The Peugeot E-Legend's design features that recall the 504 Coupe include the model name badge on a long, sloping hood, black trim at the base of the roof pillar and knife-edged fenders.
From Automotive News Europe
"We didn’t mean to do a remake of the 504 Coupe," Peugeot design director Gilles Vidal said. "We wanted to make the point that the future can be exciting. There are some aspects and details that connect it to the 504 but it's not neo-retro.”
Touches that recall the 504 Coupe, which stayed in production until 1983, include the model name badge on a sloping hood, black trim at the base of the roof pillar, knife-edged fenders — and overall proportions that signal "sports coupe."
"The long hood and short trunk are imprinted on everybody's mind. It's a recognizable form," Vidal said. "This is pushing the form language into the future."
One clue that the E-Legend isn't a by-the-numbers remake of the 504 is found in the roof pillar trim.
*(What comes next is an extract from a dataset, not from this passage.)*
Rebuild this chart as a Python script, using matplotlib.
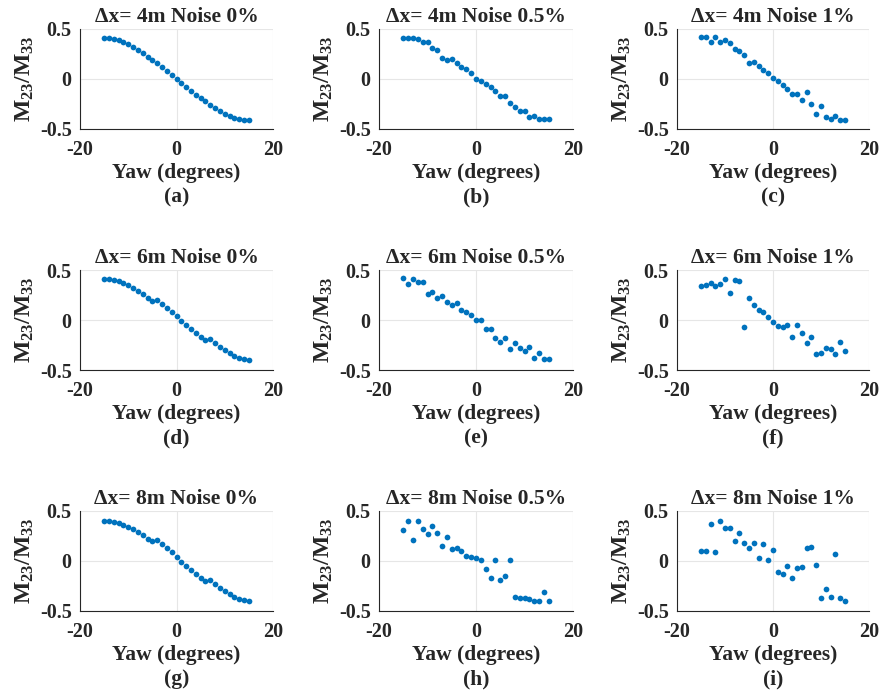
import matplotlib
matplotlib.use("Agg")
import matplotlib.pyplot as plt
import numpy as np

# Yaw angles (degrees) shared by every panel
yaw = list(range(-15, 16))

# M23/M33 ratio for each baseline / noise level
m_4m_0 = [0.41, 0.41, 0.40, 0.39, 0.37, 0.35, 0.32, 0.29, 0.26, 0.22, 0.19, 0.16, 0.12, 0.08, 0.04, 0.00,
          -0.04, -0.08, -0.12, -0.16, -0.19, -0.22, -0.26, -0.29, -0.32, -0.35, -0.37, -0.39, -0.40, -0.41, -0.41]
m_4m_05 = [0.41, 0.41, 0.41, 0.40, 0.37, 0.37, 0.31, 0.29, 0.21, 0.19, 0.20, 0.16, 0.12, 0.10, 0.06, 0.00,
           -0.02, -0.05, -0.08, -0.12, -0.17, -0.17, -0.24, -0.28, -0.32, -0.32, -0.38, -0.37, -0.40, -0.40, -0.40]
m_4m_1 = [0.42, 0.42, 0.37, 0.42, 0.37, 0.39, 0.36, 0.30, 0.28, 0.24, 0.16, 0.17, 0.13, 0.09, 0.06, 0.01,
          -0.02, -0.06, -0.10, -0.15, -0.15, -0.21, -0.13, -0.25, -0.35, -0.27, -0.38, -0.40, -0.37, -0.41, -0.41]
m_6m_0 = [0.41, 0.41, 0.40, 0.39, 0.37, 0.35, 0.32, 0.29, 0.26, 0.22, 0.19, 0.20, 0.16, 0.12, 0.08, 0.04,
          -0.01, -0.05, -0.09, -0.13, -0.17, -0.20, -0.19, -0.23, -0.27, -0.30, -0.33, -0.36, -0.38, -0.39, -0.40]
m_6m_05 = [0.42, 0.36, 0.41, 0.38, 0.38, 0.26, 0.28, 0.22, 0.24, 0.18, 0.15, 0.17, 0.10, 0.08, 0.05, 0.00,
           0.00, -0.09, -0.09, -0.18, -0.22, -0.18, -0.29, -0.23, -0.28, -0.31, -0.27, -0.38, -0.33, -0.39, -0.39]
m_6m_1 = [0.34, 0.35, 0.37, 0.34, 0.36, 0.41, 0.27, 0.40, 0.39, -0.07, 0.22, 0.15, 0.10, 0.08, 0.03, -0.02,
          -0.06, -0.07, -0.05, -0.17, -0.05, -0.13, -0.23, -0.17, -0.34, -0.33, -0.28, -0.29, -0.34, -0.22, -0.31]
m_8m_0 = [0.40, 0.40, 0.39, 0.38, 0.36, 0.34, 0.32, 0.29, 0.26, 0.22, 0.20, 0.21, 0.17, 0.13, 0.09, 0.04,
          -0.01, -0.05, -0.09, -0.13, -0.17, -0.20, -0.19, -0.23, -0.27, -0.30, -0.33, -0.36, -0.38, -0.39, -0.40]
m_8m_05 = [0.31, 0.40, 0.21, 0.40, 0.32, 0.27, 0.35, 0.28, 0.15, 0.24, 0.12, 0.13, 0.10, 0.05, 0.04, 0.03,
           0.01, -0.08, -0.17, 0.01, -0.19, -0.15, 0.01, -0.36, -0.37, -0.37, -0.38, -0.40, -0.40, -0.31, -0.40]
m_8m_1 = [0.10, 0.10, 0.37, 0.09, 0.40, 0.33, 0.33, 0.20, 0.28, 0.18, 0.13, 0.18, 0.03, 0.17, 0.01, 0.11,
          -0.11, -0.13, -0.05, -0.17, -0.07, -0.06, 0.13, 0.14, -0.04, -0.37, -0.28, -0.36, 0.07, -0.37, -0.40]

titles = [["\u0394x= 4m Noise 0%", "\u0394x= 4m Noise 0.5%", "\u0394x= 4m Noise 1%"],
          ["\u0394x= 6m Noise 0%", "\u0394x= 6m Noise 0.5%", "\u0394x= 6m Noise 1%"],
          ["\u0394x= 8m Noise 0%", "\u0394x= 8m Noise 0.5%", "\u0394x= 8m Noise 1%"]]
series = [[m_4m_0, m_4m_05, m_4m_1],
          [m_6m_0, m_6m_05, m_6m_1],
          [m_8m_0, m_8m_05, m_8m_1]]
captions = [["(a)", "(b)", "(c)"], ["(d)", "(e)", "(f)"], ["(g)", "(h)", "(i)"]]

x_ticks = [-20, 0, 20]
x_tick_labels = ["-20", "0", "20"]
y_ticks = [-0.5, 0, 0.5]
y_tick_labels = ["-0.5", "0", "0.5"]

plt.rcParams["font.family"] = ["Liberation Serif", "DejaVu Serif"]
plt.rcParams["font.weight"] = "bold"
plt.rcParams["axes.unicode_minus"] = False
plt.rcParams["mathtext.fontset"] = "custom"
plt.rcParams["mathtext.rm"] = "Liberation Serif:bold"
plt.rcParams["mathtext.it"] = "Liberation Serif:bold"
plt.rcParams["mathtext.bf"] = "Liberation Serif:bold"

W, H = 881, 695
fig = plt.figure(figsize=(W / 100, H / 100), dpi=100)

col_left = [80, 379, 677]
col_right = [273, 573, 869]
row_top = [29, 270, 511]
ax_h = 100

blue = "#0072BD"
ink = "#262626"

for r in range(3):
    for c in range(3):
        l = col_left[c]
        w = col_right[c] - l
        t = row_top[r]
        ax = fig.add_axes([l / W, 1 - (t + ax_h) / H, w / W, ax_h / H])
        ax.scatter(yaw, series[r][c], s=17, color=blue, linewidths=0, zorder=3)
        ax.set_xlim(-20, 20)
        ax.set_ylim(-0.5, 0.5)
        ax.set_xticks(x_ticks)
        ax.set_xticklabels(x_tick_labels)
        ax.set_yticks(y_ticks)
        ax.set_yticklabels(y_tick_labels)
        ax.grid(True, color="#e6e6e6", linewidth=0.8)
        ax.set_axisbelow(True)
        for side in ("top", "right"):
            ax.spines[side].set_visible(False)
        for side in ("left", "bottom"):
            ax.spines[side].set_color(ink)
            ax.spines[side].set_linewidth(0.8)
        ax.tick_params(axis="both", length=0, labelsize=14.5, colors=ink)
        ax.tick_params(axis="y", pad=6)
        ax.tick_params(axis="x", pad=8)
        for lab in ax.get_xticklabels() + ax.get_yticklabels():
            lab.set_fontweight("bold")
        ax.set_title(titles[r][c], fontsize=15.5, fontweight="bold", pad=5, color=ink)
        ax.set_xlabel("Yaw (degrees)", fontsize=15.5, fontweight="bold", labelpad=2, color=ink)
        ax.set_ylabel("M$_{23}$/M$_{33}$", fontsize=17, fontweight="bold", labelpad=3, color=ink)
        cx = (l + col_right[c]) / 2
        cy = t + ax_h + 68
        fig.text(cx / W, 1 - cy / H, captions[r][c], ha="center", va="center",
                 fontsize=15.5, fontweight="bold", color=ink)

fig.savefig("out.png", dpi=100, facecolor="white")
Embedded in the trim is a small screen that greets the driver by name and lets him or her know that the car is ready for autonomous or manual driving.
Inside, the 504 connection is reinforced with pleated aquamarine velour seating surfaces. The rest of the interior is pure futuristic concept, with a wraparound screen spanning the footwell that can be used for entertainment, navigation or monitoring the car’s running condition. In autonomous (or what Peugeot calls "office") mode, the steering wheel and instrument screen retract and the seats recline and lower to create a theater effect.
The E-Legend is also an opportunity for PSA Group to show off its latest technology collaboration, with SoundHound, a Silicon Valley company that specializes in voice recognition.
The concept was styled by Nicolas Brissonneau (exterior) and Christophe Pialat (interior). The overall user experience and human-machine interface (HMI) came together under PSA Group's UXCT program, which includes teams from a dozen specialties such as infotainment, ergonomics, coding and sound design.
Peugeot has no plans to produce the E-Legend, but executives noted that its dimensions are similar to those of a normal production car and that its styling is purposely approachable.
"We wanted to generate an accessible experience, for us and for our customers," said Matthias Hossann, Peugeot's director of concept cars and advanced design. "We didn't want to be literal. We wanted to put a twist on autonomous driving."